Sebab, gaji cukup dibayarkan oleh kantor pusat tanpa perlu pergeseran pagu saat terjadi mutasi antarunit. Dengan demikian, pagu tetap stabil dan kualitas laporan keuangan lebih terjamin. “Kehebatan institusi besar, seperti MA, dalam mengawal tegaknya hukum di Indonesia harus terus dijaga dengan menjaga hak-hak pegawai diterima tepat waktu,” kata Isti’anah.
Ia memaparkan bahwa ada beberapa tantangan yang berpotensi menghambat keberhasilan sistem pengelolaan gaji terpusat. Tantangan tersebut meliputi perbedaan format data supplier antarsatker, keterbatasan kompetensi ASN dalam menggunakan sistem digital, serta kurangnya koordinasi antarsatker.

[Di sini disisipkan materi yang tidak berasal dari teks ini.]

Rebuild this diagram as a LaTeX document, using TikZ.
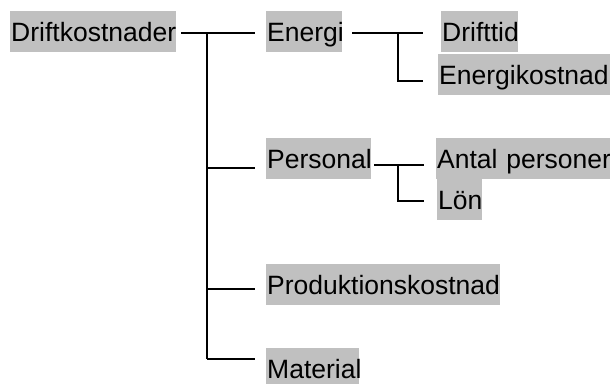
\documentclass[tikz,border=0pt]{standalone}
\usepackage{fontspec}
\setmainfont{Liberation Sans}
\definecolor{boxgray}{HTML}{C0C0C0}
\begin{document}
\begin{tikzpicture}[x=1pt, y=-1pt,
  box/.style={fill=boxgray, anchor=north west, inner xsep=1pt, inner ysep=0pt,
    text height=30.5pt, text depth=10pt, align=left,
    font=\fontsize{26.5pt}{30pt}\selectfont},
  link/.style={draw=black, line width=1.3pt}]
\clip (0,0) rectangle (610,383);

% labels (each kept on one line)
\node[box, text width=164pt] (root) at (10,11) {\mbox{Driftkostnader}};
\node[box, text width=74pt] (energi) at (266,11) {\mbox{Energi}};
\node[box, text width=75pt] (drifttid) at (441,11) {\mbox{Drifttid}};
\node[box, text width=170pt] (energikost) at (438,54) {\mbox{Energikostnad}};
\node[box, text width=103pt] (personal) at (266,138) {\mbox{Personal}};
\node[box, text width=172pt] (antal) at (436,138) {\mbox{Antal personer}};
\node[box, text width=43pt] (lon) at (437,179) {\mbox{Lön}};
\node[box, text width=232pt] (prod) at (266,264) {\mbox{Produktionskostnad}};
\node[box, text width=91pt] (material) at (266,348) {\mbox{Material}};

% junction points on the main trunk
\coordinate (bE) at (207,33);
\coordinate (bP) at (207,168);
\coordinate (bR) at (207,289);
\coordinate (bM) at (207,359);
% junction points of the two sub-brackets
\coordinate (eJ) at (398,33);
\coordinate (eK) at (398,81);
\coordinate (pJ) at (398,165);
\coordinate (pK) at (398,201);

% main bracket
\draw[link] ([xshift=5pt]root.east |- bE) -- (bE);
\draw[link] (bE) -- (bM);
\draw[link] (bE) -- ([xshift=-11pt]energi.west |- bE);
\draw[link] (bP) -- ([xshift=-11pt]personal.west |- bP);
\draw[link] (bR) -- ([xshift=-11pt]prod.west |- bR);
\draw[link] (bM) -- ([xshift=-11pt]material.west |- bM);

% Energi bracket
\draw[link] ([xshift=10pt]energi.east |- eJ) -- ([xshift=-18pt]drifttid.west |- eJ);
\draw[link] (eJ) |- ([xshift=-15pt]energikost.west |- eK);

% Personal bracket
\draw[link] ([xshift=3pt]personal.east |- pJ) -- ([xshift=-12pt]antal.west |- pJ);
\draw[link] (pJ) |- ([xshift=-13pt]lon.west |- pK);
\end{tikzpicture}
\end{document}
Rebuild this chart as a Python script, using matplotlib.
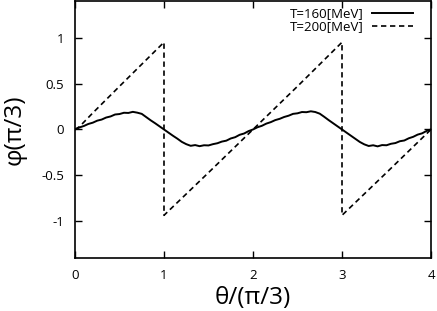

Oleh karena itu, menurut Isti'anah, diperlukan strategi yang efektif untuk mengatasi kendala tersebut agar proses pengelolaan data kepegawaian dan pembayaran gaji dapat berjalan dengan baik. Ia menegaskan bahwa upaya ini bukan hanya untuk memastikan pembayaran gaji dan tunjangan kinerja (tukin) tepat waktu dan sesuai data, tetapi juga untuk mendorong transparansi dan akuntabilitas dalam pengelolaan belanja pegawai. Dengan demikian, kualitas laporan keuangan pun akan semakin baik.
Secara umum, pada era digitalisasi saat ini, proses pembayaran APBN membutuhkan dua sistem, yaitu Sistem Aplikasi Keuangan Tingkat Instansi (SAKTI) dan Sistem Perbendaharaan dan Anggaran Negara (SPAN). Isti’anah menjelaskan, SAKTI adalah aplikasi yang mengintegrasikan berbagai proses keuangan, mulai dari perencanaan, pelaksanaan, hingga pertanggungjawaban anggaran di sisi satker. Sementara itu, SPAN merupakan sistem yang dirancang untuk mengintegrasikan proses penganggaran, pelaksanaan, dan pelaporan keuangan negara. Dengan sistem tersebut, laporan keuangan yang dihasilkan akan lebih akurat, akuntabel, dan transparan dalam pengelolaan anggaran.